State ecology department begins to make rules for capping carbon emissions. Will benefits justify costs?

The state Department of Ecology has announced the beginning of an extended process to regulate carbon emissions. 

…the Washington Department of Ecology formally began writing a rule that would require the state’s largest polluters to reduce their greenhouse gases. Ecology is considering businesses and organizations that are responsible for producing 100,000 metric tons or more of greenhouse gases be covered under the rule. The types of businesses include:

  • Natural gas distributors
  • Petroleum fuel producers
  • Factories
  • Power plants
  • Waste facilities
  • Metal manufacturers

Here’s the list of companies Ecology thinks will be affected. 

The department is responding to Gov. Jay Inslee’s July directive (we wrote about it here). The governor statement at the time said,

…Washingtonians have too much at stake to wait any longer for legislative action…

The regulatory cap on carbon emissions would force a significant reduction in air pollution and will be the centerpiece of Inslee’s strategy to make sure the state meets its statutory emission limits set by the Legislature in 2008.

The Seattle Times reported in July,

The scope of the forthcoming emissions rules was not clear, as Inslee asked Ecology Director Maia Bellon to launch a yearlong rule-making process. The governor’s office said that process will be “open and transparent” and include public input.

Critics questioned whether the governor had the authority to adopt regulatory caps and noted the lack of legislative support for his proposed cap-and-trade policies. Supporters cheered the governor’s decision to bypass lawmakers. As the process begins this week, the divide remains sharply defined. The AP reports

Unlike legislation Inslee sought earlier this year, this proposal won’t charge emitters for carbon pollution. Inslee had pitched his plan as a way to raise more than $1 billion a year for schools and other programs. His proposal was strongly opposed in the Republican-controlled Senate; it also never came up for a floor vote in the Democrat-controlled House.

“The governor is essentially doubling down on a war on manufacturing in Washington state,” said State Sen. Doug Ericksen, R-Ferndale, who added that it would create an unfair playing field between companies in Washington and those overseas or in other states that would have not to face such regulations…
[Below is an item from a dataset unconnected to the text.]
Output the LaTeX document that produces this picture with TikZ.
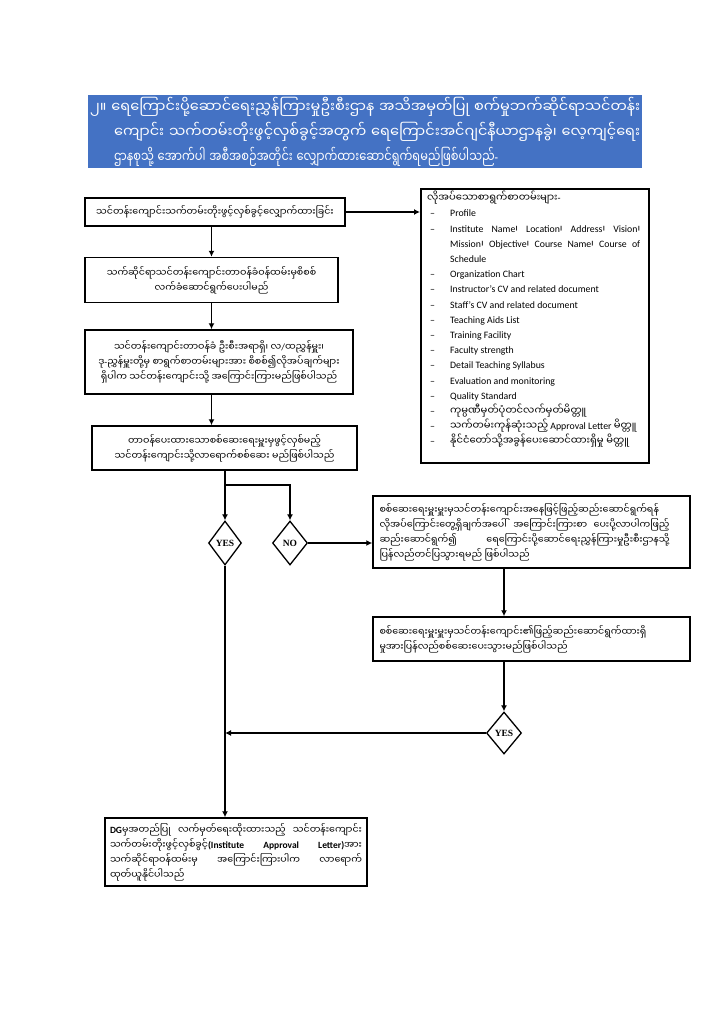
\documentclass[tikz,border=0pt]{standalone}
\usepackage{fontspec}
\usepackage{graphicx}
\setmainfont{Liberation Serif}
\newfontfamily\my[Script=Myanmar]{Noto Sans Myanmar UI}
\newfontfamily\lat{Carlito}
\usetikzlibrary{arrows.meta,shapes.geometric}
\definecolor{titleblue}{HTML}{4472C4}
\newcommand\mys{{\my ၊}}
\newcommand\itm[1]{\par\noindent\hangindent=23pt\hangafter=1\makebox[23pt][l]{\hspace{3pt}–}#1}
\begin{document}
\begin{tikzpicture}[x=1pt,y=-1pt,
  box/.style={draw, line width=1.5pt, inner sep=0pt, align=center, font=\my\fontsize{9.5}{15}\selectfont},
  dec/.style={draw, diamond, line width=1.3pt, inner sep=0pt, font=\fontsize{9.5}{10}\selectfont\bfseries},
  arr/.style={line width=1.2pt, -{Latex[length=6pt,width=6pt]}}]
\useasboundingbox (0,0) rectangle (724,1023);
\fill[white] (0,0) rectangle (724,1023);

% title band
\node[fill=titleblue, text=white, anchor=north west, inner xsep=2pt, inner ysep=0pt,
  minimum height=73, text width=550pt, align=left, font=\my\fontsize{14.5}{25}\selectfont] (title) at (88,95)
  {\resizebox{550pt}{\height}{၂။ ရေကြောင်းပို့ဆောင်ရေးညွှန်ကြားမှုဦးစီးဌာန အသိအမှတ်ပြု စက်မှုဘက်ဆိုင်ရာသင်တန်း}\\
   \hspace*{24pt}\resizebox{526pt}{\height}{ကျောင်း သက်တမ်းတိုးဖွင့်လှစ်ခွင့်အတွက် ရေကြောင်းအင်ဂျင်နီယာဌာနခွဲ၊ လေ့ကျင့်ရေး}\\
   \hspace*{24pt}\resizebox{384pt}{\height}{ဌာနစုသို့ အောက်ပါ အစီအစဉ်အတိုင်း လျှောက်ထားဆောင်ရွက်ရမည်ဖြစ်ပါသည်{\lat -}}};

% left column
\node[box, minimum width=260, minimum height=28] (b1) at (215,212)
  {သင်တန်းကျောင်းသက်တမ်းတိုးဖွင့်လှစ်ခွင့်လျှောက်ထားခြင်း};
\node[box, minimum width=253, minimum height=45] (b2) at (211.5,280)
  {သက်ဆိုင်ရာသင်တန်းကျောင်းတာဝန်ခံဝန်ထမ်းမှစိစစ်\\လက်ခံဆောင်ရွက်ပေးပါမည်};
\node[box, minimum width=268, minimum height=64] (b3) at (219,362)
  {သင်တန်းကျောင်းတာဝန်ခံ ဦးစီးအရာရှိ၊ လ{\lat /}ထညွှန်မှူး၊\\ဒု{\lat -}ညွှန်မှူးတို့မှ စာရွက်စာတမ်းများအား စိစစ်၍လိုအပ်ချက်များ\\ရှိပါက သင်တန်းကျောင်းသို့ အကြောင်းကြားမည်ဖြစ်ပါသည်};
\node[box, minimum width=265, minimum height=44] (b4) at (224.5,448)
  {တာဝန်ပေးထားသောစစ်ဆေးရေးမှူးမှဖွင့်လှစ်မည့်\\သင်တန်းကျောင်းသို့လာရောက်စစ်ဆေး မည်ဖြစ်ပါသည်};

\node[dec, minimum width=33, minimum height=44] (yes1) at (225,543) {YES};
\node[dec, minimum width=35, minimum height=44] (no) at (290,543) {NO};

% right column
\node[draw, line width=1.5pt, minimum width=228, minimum height=274, anchor=north west, inner sep=0] (req) at (420,188) {};
\node[anchor=north west, inner sep=0, text width=213, align=justify, font=\lat\fontsize{9.8}{15.2}\selectfont] (reqtext) at (427,191) {%
\noindent{\my\fontsize{10}{15.2}\selectfont လိုအပ်သောစာရွက်စာတမ်းများ}-
\itm{Profile}
\itm{Institute Name\mys{} Location\mys{} Address\mys{} Vision\mys\linebreak Mission\mys{} Objective\mys{} Course Name\mys{} Course of\linebreak Schedule}
\itm{Organization Chart}
\itm{Instructor’s CV and related document}
\itm{Staff’s CV and related document}
\itm{Teaching Aids List}
\itm{Training Facility}
\itm{Faculty strength}
\itm{Detail Teaching Syllabus}
\itm{Evaluation and monitoring}
\itm{Quality Standard}
\itm{\mbox{\my\fontsize{10}{15.2}\selectfont ကုမ္ပဏီမှတ်ပုံတင်လက်မှတ်မိတ္တူ}}
\itm{\mbox{{\my\fontsize{10}{15.2}\selectfont သက်တမ်းကုန်ဆုံးသည့်} Approval Letter {\my\fontsize{10}{15.2}\selectfont မိတ္တူ}}}
\itm{\mbox{\my\fontsize{10}{15.2}\selectfont နိုင်ငံတော်သို့အခွန်ပေးဆောင်ထားရှိမှု မိတ္တူ}}};

\node[box, minimum width=317, minimum height=72] (b5) at (531.5,532)
  {\parbox{290pt}{စစ်ဆေးရေးမှူးမှူးမှသင်တန်းကျောင်းအနေဖြင့်ဖြည့်ဆည်းဆောင်ရွက်ရန်\linebreak လိုအပ်ကြောင်းတွေ့ရှိချက်အပေါ် အကြောင်းကြားစာ ပေးပို့လာပါကဖြည့်\linebreak ဆည်းဆောင်ရွက်၍ ရေကြောင်းပို့ဆောင်ရေးညွှန်ကြားမှုဦးစီးဌာနသို့\linebreak ပြန်လည်တင်ပြသွားရမည် ဖြစ်ပါသည်}\hspace{14pt}};
\node[box, minimum width=317, minimum height=44] (b6) at (531.5,639)
  {\parbox{294pt}{စစ်ဆေးရေးမှူးမှူးမှသင်တန်းကျောင်း၏ဖြည့်ဆည်းဆောင်ရွက်ထားရှိ\\မှုအားပြန်လည်စစ်ဆေးပေးသွားမည်ဖြစ်ပါသည်}\hspace{10pt}};
\node[dec, minimum width=35, minimum height=42] (yes2) at (504,733) {YES};

\node[box, minimum width=262, minimum height=68] (b7) at (236,852)
  {\parbox{252pt}{{\lat\bfseries DG}မှအတည်ပြု လက်မှတ်ရေးထိုးထားသည့် သင်တန်းကျောင်း\linebreak သက်တမ်းတိုးဖွင့်လှစ်ခွင့်{\lat\bfseries (Institute Approval Letter)}အား\linebreak သက်ဆိုင်ရာဝန်ထမ်းမှ အကြောင်းကြားပါက လာရောက်\linebreak ထုတ်ယူနိုင်ပါသည်}};

% connectors
\coordinate (br) at (225,485);
\draw[arr] (b1.east) -- (b1.east -| req.west);
\draw[arr] (b1.south -| b2.north) -- (b2.north);
\draw[arr] (b2.south) -- (b2.south |- b3.north);
\draw[arr] (b2.south |- b3.south) -- (b2.south |- b4.north);
\draw[arr] (yes1.north |- b4.south) -- (yes1.north);
\draw[arr] (br) -| (no.north);
\draw[arr] (no.east) -- (no.east -| b5.west);
\draw[arr] (b5.south -| yes2.north) -- (b6.north -| yes2.north);
\draw[arr] (b6.south -| yes2.north) -- (yes2.north);
\draw[arr] (yes2.west) -- (yes2.west -| yes1.south);
\draw[arr] (yes1.south) -- (yes1.south |- b7.north);
\end{tikzpicture}
\end{document}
KC Golden, a senior policy adviser with Climate Solutions, applauded Inslee for putting the force of law behind a commitment to address climate change.

The proposed regulations will be the subject of extended hearings. The department’s release says,

Over the next year Ecology will hold a series of public meetings and hearings to gather input from everyone interested in participating. A schedule of meetings and other ways to participate will be updated on Ecology’s website over the next several weeks.

“We’re at the beginning stages and want to craft the rule together with industry, tribes, environmental groups and the public to ensure clean air in Washington,” [Ecology director Maia] Bellon said.

In our research report we wrote,

Many state-level regulations reflect Washingtonians’ commitment to protecting human health and the natural environment. However, the costs of regulatory compliance have a direct impact on investment and job creation.


In terms of regulatory content, Washington regulations routinely exceed the minimums required by federal law. For example, the state chose to require a global environmental impact statement, rather than a project-specific analysis, for proposed coal export facilities in 2014. Policies to address climate change and water quality are frequently cited by employers as areas of uncertainty that can affect long-range planning… While regulations ultimately reflect Washingtonians’ policy preferences, they should be regularly reviewed to see if, for example, the benefits justify the added costs of compliance.  

The proposed climate rules should be closely monitored to see if they meet reasonable cost-benefit standards.